First, you’ll need a place to program python for data analysis. Python has a dizzying array of options for its use. A first choice is whether you’ll use python locally (installed on your computer) or in the cloud. The cloud options take care of a lot of installation problems, in exchange for a loss in control and typically much less computing resources unless you pay for stronger cloud computing. A second choice is whether you’ll look program in notebook environments or in a straight code editors. Notebooks mix code and documentation and are especially useful for programming for data analyses. More pure code editors and integrated development environments are preferable for writing software. Here’s a list of some of things I’ve tried and liked.

  • Jupyter and Jupyter labs These are the most popular notebook solutions for python. You can run them in the cloud or locally, either way they run in a browser as a web page. There are hosted solutions and solutions that run in local virtual environments. This is the solution that we use for this class. Personally, I use jupyter lab. Probably the easiest way to get started with jupyter lab is to install Anaconda navigator. This will install a jupyter-lab icon that you can click to start. Also, you can play around with everything in this document with binder.

  • google collaboratory This is a cloud hosted solution that is about as easy as it gets and is really well done. Files can be stored on google drive. Really a wonderful way to get started in python and notebooks.

  • repl.it a cloud IDE and repl for many languages, including python. Great place to start learning python programming.

  • paperspace Paperspace has hosted jupyter notebooks where you can buy really powerful instances by the minute. It’s cost effective solution for running big jobs if you don’t have local computing resources. Unlike a lot of other cloud providers, they are very beginner friendly.

  • Anaconda this is a front end to the conda virtual environment. Anaconda installs many python IDEs, including Jupyter, Jupyter Labs, Spyder, PyCharm, and virtual environments.

  • emacs I love emacs. It’s an editor/IDE for lots of language. But has a steep learning curve. I use elpy in emacs (an add on). I’ll only mention Vi, another editor, to mention that it exists.

  • vscode A nice IDE for both notebooks and code development by Microsoft. It’s free and cross platform. I particularly like how well it integrates with Windows Services for Linux.

  • spyder and pycharm IDEs dedicated for python. I don’t use these, but I’ve played around with them and can see why they’re so popular. You can use them in Anaconda or install them natively.

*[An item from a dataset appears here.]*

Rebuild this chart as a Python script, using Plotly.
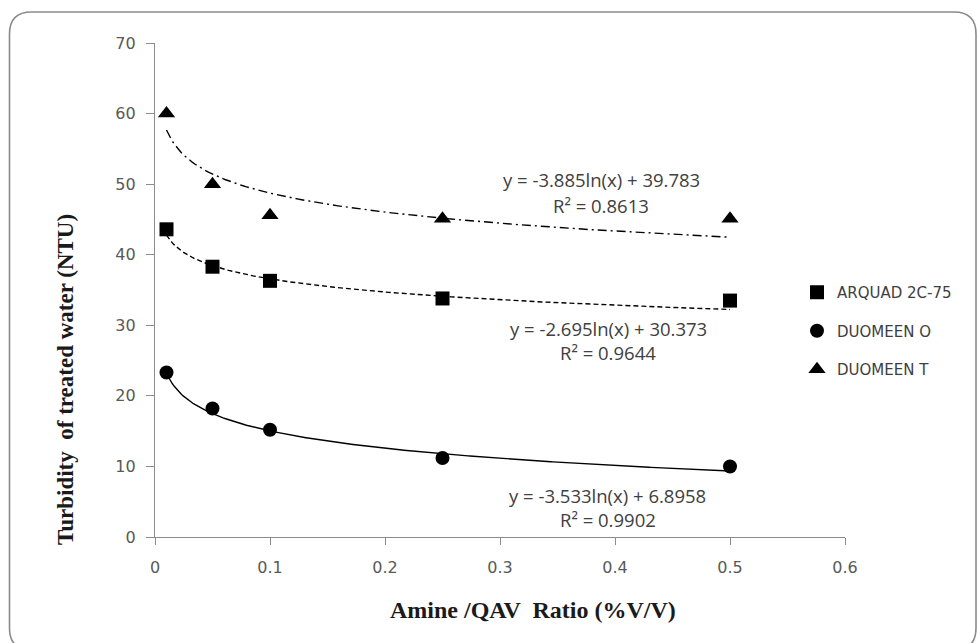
import numpy as np
import plotly.graph_objects as go

# ---- data ----
ratio = [0.01, 0.05, 0.1, 0.25, 0.5]
series_names = ["ARQUAD 2C-75", "DUOMEEN O", "DUOMEEN T"]
arquad = [43.6, 38.3, 36.3, 33.8, 33.5]
duomeen_o = [23.3, 18.2, 15.2, 11.2, 10.0]
duomeen_t = [60.0, 50.0, 45.6, 45.1, 45.1]
# logarithmic trendline coefficients y = a*ln(x) + b (as printed on the chart)
trend_a = [-2.695, -3.533, -3.885]
trend_b = [30.373, 6.8958, 39.783]
trend_r2 = ["0.9644", "0.9902", "0.8613"]
eq_labels = [
    "y = -2.695ln(x) + 30.373",
    "y = -3.533ln(x) + 6.8958",
    "y = -3.885ln(x) + 39.783",
]
x_ticks = [0, 0.1, 0.2, 0.3, 0.4, 0.5, 0.6]
y_ticks = [0, 10, 20, 30, 40, 50, 60, 70]
x_title = "Amine /QAV  Ratio (%V/V)"
y_title = "Turbidity  of treated water (NTU)"

# ---- layout geometry (pixels) ----
W, H = 978, 643
L, R, T, B = 155, 845, 43, 537

def px_x(p):
    return (p - L) / (R - L)

def px_y(p):
    return (B - p) / (B - T)

series = [arquad, duomeen_o, duomeen_t]
symbols = ["square", "circle", "triangle-up"]
msizes = [14, 14, 15]
dashes = ["5px,3px", "solid", "9px,4px,2px,4px"]

fig = go.Figure()

xs = np.linspace(ratio[0], ratio[-1], 300)
for i in range(3):
    ys = trend_a[i] * np.log(xs) + trend_b[i]
    fig.add_trace(go.Scatter(
        x=xs, y=ys, mode="lines",
        line=dict(color="black", width=1.4, dash=dashes[i]),
        showlegend=False, hoverinfo="skip"))

for i in range(3):
    fig.add_trace(go.Scatter(
        x=ratio, y=series[i], mode="markers", name=series_names[i],
        legendgroup=series_names[i],
        marker=dict(symbol=symbols[i], size=msizes[i], color="black",
                    line=dict(width=0))))

eq_pos = [  # (x, y_eq, y_r2) in data coords
    (0.394, 29.6, 26.1),
    (0.3935, 5.95, 2.45),
    (0.388, 50.7, 47.0),
]
eq_font = dict(family="Open Sans", size=18.5, color="#404040")
for i in range(3):
    x0, ye, yr = eq_pos[i]
    fig.add_annotation(x=x0, y=ye, text=eq_labels[i], showarrow=False, font=eq_font)
    fig.add_annotation(x=x0, y=yr, text="R\u00b2 = " + trend_r2[i], showarrow=False,
                       font=eq_font)

# axis titles (placed as in the reference, off-centre)
fig.add_annotation(x=px_x(533), y=px_y(610), xref="paper", yref="paper",
                   xanchor="center", yanchor="middle",
                   text="<b>" + x_title + "</b>", showarrow=False,
                   font=dict(family="Liberation Serif", size=24, color="#1a1a1a"))
fig.add_annotation(x=px_x(65), y=px_y(380), xref="paper", yref="paper",
                   xanchor="center", yanchor="middle",
                   text="<b>" + y_title + "</b>", showarrow=False, textangle=-90,
                   font=dict(family="Liberation Serif", size=23, color="#1a1a1a"))

# rounded outer border
bl, bt, br, bb, rad = 9.5, 12, 976, 650, 22
def P(x, y):
    return f"{px_x(x):.5f},{px_y(y):.5f}"
path = (f"M {P(bl, bt + rad)} Q {P(bl, bt)} {P(bl + rad, bt)} "
        f"L {P(br - rad, bt)} Q {P(br, bt)} {P(br, bt + rad)} "
        f"L {P(br, bb - rad)} Q {P(br, bb)} {P(br - rad, bb)} "
        f"L {P(bl + rad, bb)} Q {P(bl, bb)} {P(bl, bb - rad)} Z")
fig.add_shape(type="path", path=path, xref="paper", yref="paper",
              line=dict(color="#8a8a8a", width=1.6), layer="below")

axis_common = dict(
    showgrid=False, zeroline=False, showline=True,
    linecolor="#8c8c8c", linewidth=1.2,
    ticks="outside", tickcolor="#8c8c8c", tickwidth=1,
    tickfont=dict(family="DejaVu Sans", size=16, color="#595959"),
)

fig.update_layout(
    width=W, height=H,
    margin=dict(l=L, r=W - R, t=T, b=H - B, pad=0),
    plot_bgcolor="white", paper_bgcolor="white",
    xaxis=dict(range=[0, 0.6], tickvals=x_ticks,
               ticktext=[f"{v:g}" for v in x_ticks],
               ticklen=7, ticklabelstandoff=9,
               **axis_common),
    yaxis=dict(range=[0, 70], tickvals=y_ticks, ticklen=8, ticklabelstandoff=7,
               **axis_common),
    legend=dict(x=px_x(797), y=px_y(276), xanchor="left", yanchor="top",
                traceorder="grouped", tracegroupgap=16,
                font=dict(family="DejaVu Sans", size=15, color="#404040"),
                bgcolor="rgba(0,0,0,0)", itemwidth=30),
    showlegend=True,
)

fig.write_html("out.html")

  • atom, sublime, notepad++, eclipse, … these are editors and IDEs that are designed for many languages.

Notebooks#

Notebooks are going to be especially useful for us, as they’re a great way to do data analyses. With notebooks, you can merge richer documentation together with analysis code. You can take this to the extreme, and have solutions that create reproducible final documents. This book is an example, where the entire thing is written in jupyter-book. We’ll discuss this idea a little more when we discuss reproducible research. Alternatively, you can use your notebook as a working document that

Most notebook solutions have text blocks and code blocks. The text is marked up in a markup language called “Markdown”. You can find a guide to markdown syntax here: https://www.markdownguide.org/cheat-sheet/. It should take you very little time to learn markdown.

If you’re very new to notebooks in python, I would suggest starting with colab. The colab documentation is useful.